_Problem to solve_
Copy the material that follows word for word and omit its pictures.

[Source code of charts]
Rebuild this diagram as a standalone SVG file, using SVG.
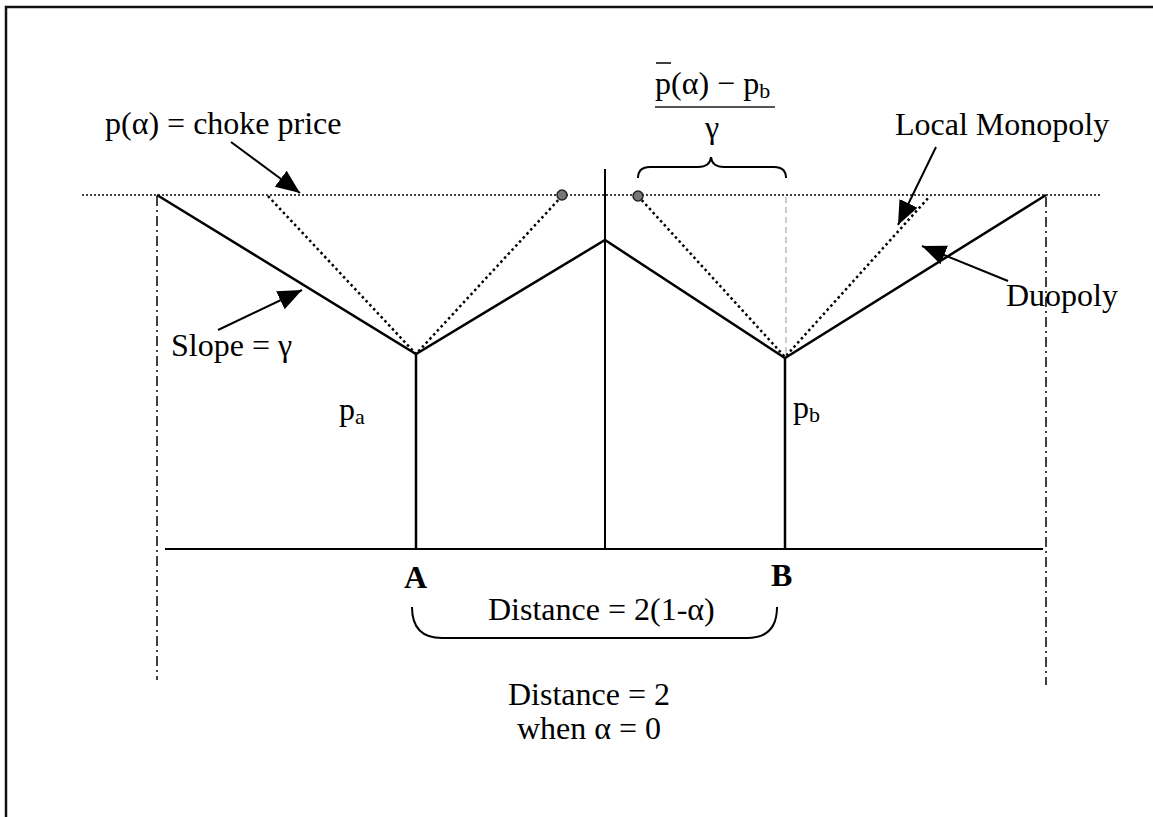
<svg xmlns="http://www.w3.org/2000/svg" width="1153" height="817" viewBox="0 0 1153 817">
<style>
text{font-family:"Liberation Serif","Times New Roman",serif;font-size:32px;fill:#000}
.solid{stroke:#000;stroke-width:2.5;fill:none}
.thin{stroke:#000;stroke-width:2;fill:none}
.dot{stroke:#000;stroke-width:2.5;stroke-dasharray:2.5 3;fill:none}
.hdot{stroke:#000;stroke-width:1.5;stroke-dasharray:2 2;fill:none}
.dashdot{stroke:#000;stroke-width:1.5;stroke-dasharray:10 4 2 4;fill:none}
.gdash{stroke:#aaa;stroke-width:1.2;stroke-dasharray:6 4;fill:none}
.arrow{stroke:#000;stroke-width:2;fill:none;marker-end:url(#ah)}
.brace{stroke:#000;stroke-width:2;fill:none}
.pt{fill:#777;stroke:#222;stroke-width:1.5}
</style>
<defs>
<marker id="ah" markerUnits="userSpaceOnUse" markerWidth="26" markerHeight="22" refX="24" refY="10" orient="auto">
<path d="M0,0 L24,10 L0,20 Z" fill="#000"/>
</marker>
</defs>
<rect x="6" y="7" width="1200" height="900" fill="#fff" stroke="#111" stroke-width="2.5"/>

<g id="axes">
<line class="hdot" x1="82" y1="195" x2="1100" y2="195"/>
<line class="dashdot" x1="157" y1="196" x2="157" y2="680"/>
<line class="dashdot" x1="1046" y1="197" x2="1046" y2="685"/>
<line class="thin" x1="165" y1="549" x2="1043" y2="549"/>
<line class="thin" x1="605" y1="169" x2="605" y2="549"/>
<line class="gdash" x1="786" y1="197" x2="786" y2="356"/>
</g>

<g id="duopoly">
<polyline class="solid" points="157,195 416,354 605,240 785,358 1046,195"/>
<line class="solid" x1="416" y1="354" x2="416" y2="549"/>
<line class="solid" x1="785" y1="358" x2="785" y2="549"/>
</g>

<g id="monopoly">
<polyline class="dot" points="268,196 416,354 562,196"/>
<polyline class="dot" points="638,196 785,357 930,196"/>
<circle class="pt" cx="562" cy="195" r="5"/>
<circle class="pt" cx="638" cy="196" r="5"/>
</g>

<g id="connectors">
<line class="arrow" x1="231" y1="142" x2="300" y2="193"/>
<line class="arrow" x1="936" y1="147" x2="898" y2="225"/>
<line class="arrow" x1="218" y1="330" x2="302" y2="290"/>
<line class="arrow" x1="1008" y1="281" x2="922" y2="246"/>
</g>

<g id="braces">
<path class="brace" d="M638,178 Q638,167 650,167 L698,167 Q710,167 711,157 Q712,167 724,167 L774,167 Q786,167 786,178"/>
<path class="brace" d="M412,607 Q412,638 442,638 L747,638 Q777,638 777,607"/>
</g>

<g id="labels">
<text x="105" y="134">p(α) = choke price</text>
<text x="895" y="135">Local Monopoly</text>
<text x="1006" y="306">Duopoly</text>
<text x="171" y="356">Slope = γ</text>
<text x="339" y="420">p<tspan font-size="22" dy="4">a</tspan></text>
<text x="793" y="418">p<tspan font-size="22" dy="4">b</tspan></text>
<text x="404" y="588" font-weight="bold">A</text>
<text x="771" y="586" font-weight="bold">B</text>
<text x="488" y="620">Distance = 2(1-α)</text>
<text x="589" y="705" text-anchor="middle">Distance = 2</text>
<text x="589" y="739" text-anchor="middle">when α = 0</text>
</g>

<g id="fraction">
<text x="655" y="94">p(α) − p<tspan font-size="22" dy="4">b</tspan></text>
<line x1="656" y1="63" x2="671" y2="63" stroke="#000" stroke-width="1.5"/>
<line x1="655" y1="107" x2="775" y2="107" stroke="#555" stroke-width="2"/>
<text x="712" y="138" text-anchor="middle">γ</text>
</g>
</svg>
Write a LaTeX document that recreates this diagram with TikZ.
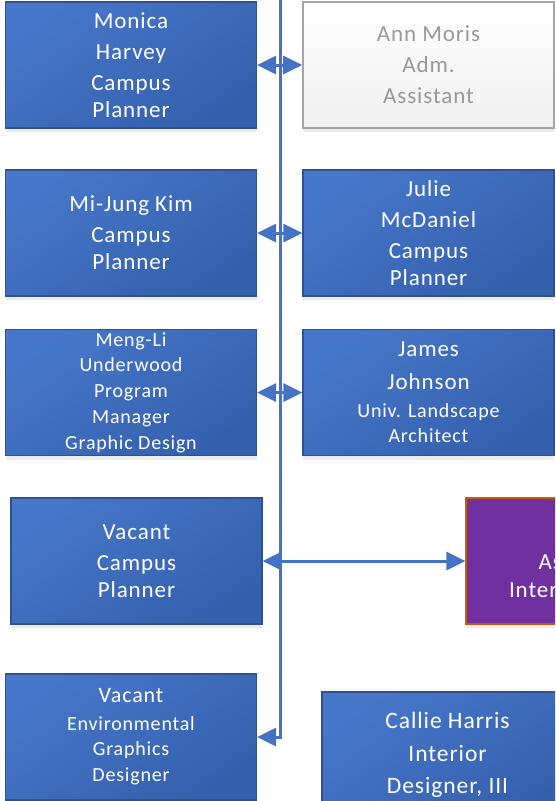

_Solution for this task_
Rebuild this diagram as a standalone SVG file, using SVG.
<svg xmlns="http://www.w3.org/2000/svg" width="1153" height="817" viewBox="0 0 1153 817">
<style>
text{font-family:"Liberation Serif","Times New Roman",serif;font-size:32px;fill:#000}
.solid{stroke:#000;stroke-width:2.5;fill:none}
.thin{stroke:#000;stroke-width:2;fill:none}
.dot{stroke:#000;stroke-width:2.5;stroke-dasharray:2.5 3;fill:none}
.hdot{stroke:#000;stroke-width:1.5;stroke-dasharray:2 2;fill:none}
.dashdot{stroke:#000;stroke-width:1.5;stroke-dasharray:10 4 2 4;fill:none}
.gdash{stroke:#aaa;stroke-width:1.2;stroke-dasharray:6 4;fill:none}
.arrow{stroke:#000;stroke-width:2;fill:none;marker-end:url(#ah)}
.brace{stroke:#000;stroke-width:2;fill:none}
.pt{fill:#777;stroke:#222;stroke-width:1.5}
</style>
<defs>
<marker id="ah" markerUnits="userSpaceOnUse" markerWidth="26" markerHeight="22" refX="24" refY="10" orient="auto">
<path d="M0,0 L24,10 L0,20 Z" fill="#000"/>
</marker>
</defs>
<rect x="6" y="7" width="1200" height="900" fill="#fff" stroke="#111" stroke-width="2.5"/>

<g id="axes">
<line class="hdot" x1="82" y1="195" x2="1100" y2="195"/>
<line class="dashdot" x1="157" y1="196" x2="157" y2="680"/>
<line class="dashdot" x1="1046" y1="197" x2="1046" y2="685"/>
<line class="thin" x1="165" y1="549" x2="1043" y2="549"/>
<line class="thin" x1="605" y1="169" x2="605" y2="549"/>
<line class="gdash" x1="786" y1="197" x2="786" y2="356"/>
</g>

<g id="duopoly">
<polyline class="solid" points="157,195 416,354 605,240 785,358 1046,195"/>
<line class="solid" x1="416" y1="354" x2="416" y2="549"/>
<line class="solid" x1="785" y1="358" x2="785" y2="549"/>
</g>

<g id="monopoly">
<polyline class="dot" points="268,196 416,354 562,196"/>
<polyline class="dot" points="638,196 785,357 930,196"/>
<circle class="pt" cx="562" cy="195" r="5"/>
<circle class="pt" cx="638" cy="196" r="5"/>
</g>

<g id="connectors">
<line class="arrow" x1="231" y1="142" x2="300" y2="193"/>
<line class="arrow" x1="936" y1="147" x2="898" y2="225"/>
<line class="arrow" x1="218" y1="330" x2="302" y2="290"/>
<line class="arrow" x1="1008" y1="281" x2="922" y2="246"/>
</g>

<g id="braces">
<path class="brace" d="M638,178 Q638,167 650,167 L698,167 Q710,167 711,157 Q712,167 724,167 L774,167 Q786,167 786,178"/>
<path class="brace" d="M412,607 Q412,638 442,638 L747,638 Q777,638 777,607"/>
</g>

<g id="labels">
<text x="105" y="134">p(α) = choke price</text>
<text x="895" y="135">Local Monopoly</text>
<text x="1006" y="306">Duopoly</text>
<text x="171" y="356">Slope = γ</text>
<text x="339" y="420">p<tspan font-size="22" dy="4">a</tspan></text>
<text x="793" y="418">p<tspan font-size="22" dy="4">b</tspan></text>
<text x="404" y="588" font-weight="bold">A</text>
<text x="771" y="586" font-weight="bold">B</text>
<text x="488" y="620">Distance = 2(1-α)</text>
<text x="589" y="705" text-anchor="middle">Distance = 2</text>
<text x="589" y="739" text-anchor="middle">when α = 0</text>
</g>

<g id="fraction">
<text x="655" y="94">p(α) − p<tspan font-size="22" dy="4">b</tspan></text>
<line x1="656" y1="63" x2="671" y2="63" stroke="#000" stroke-width="1.5"/>
<line x1="655" y1="107" x2="775" y2="107" stroke="#555" stroke-width="2"/>
<text x="712" y="138" text-anchor="middle">γ</text>
</g>
</svg>
Write a LaTeX document that recreates this diagram with TikZ.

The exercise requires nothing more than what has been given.